A survey of more than 1,000 girls in the UK found nearly half were embarrassed by their period and many were afraid to ask for help because of the stigma.

Almost half of British girls have said they have witnessed their peers being bullied or shamed about their periods.

The stigma surrounding periods has been shown to directly affect a girl’s potential to succeed. If a girl misses school every time she has her period, she is set 145 days behind her fellow male students.

We need to normalise the conversation surrounding periods, and end the silence that is entrenched. A quarter of the population menstruates at any given time, so why are we too embarrassed to talk about this normal and natural biological phenomenon?

Period poverty is a facet of menstrual inequity – something that exists across the globe.

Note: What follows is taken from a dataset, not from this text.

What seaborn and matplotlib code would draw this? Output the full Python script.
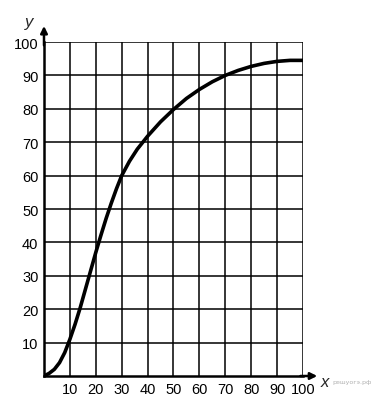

The United Nations has noted that up to 30% of Afghan and Nepalese girls miss school every month during their period, while in India around 20% drop out of education entirely after their period begins.

In countries such a Nepal, girls are forced to sleep outside in ‘period huts’ in a practice known as Chhaupadi. Although it’s banned, it’s a practice that persists. Many girls and women have died from cold, smoke inhalation, or snake bites.

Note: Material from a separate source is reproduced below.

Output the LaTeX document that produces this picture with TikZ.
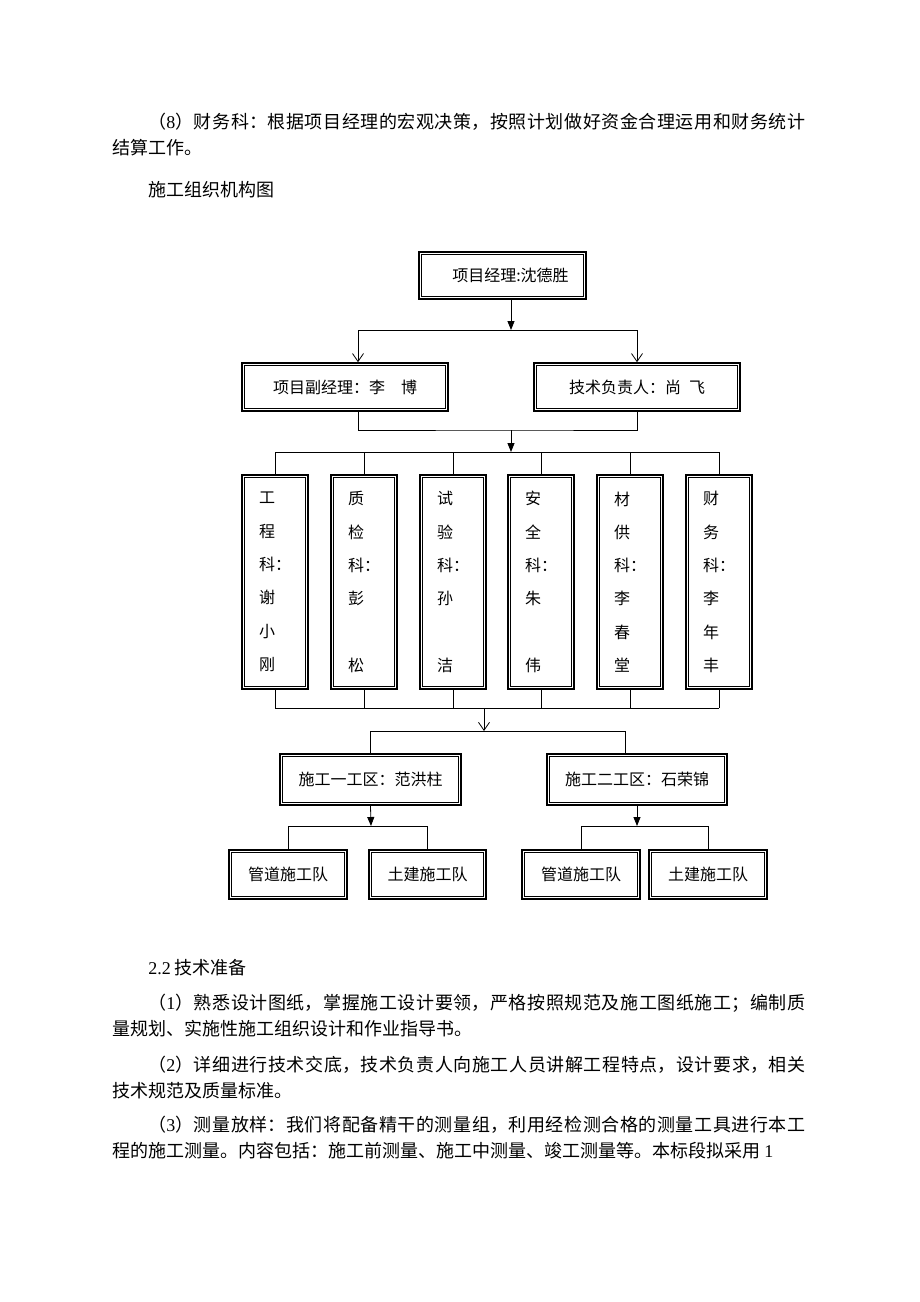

In Sub-Saharan Africa and South and West Asia, child marriage would decrease by over 60% if all girls had secondary education

Young girls who do not receive an education are more likely to enter child marriages and experience an early pregnancy, malnourishment, domestic violence, and pregnancy complications as a result. The failure to support women to care for their periods and manage their menstrual cycle is a loss for society at large.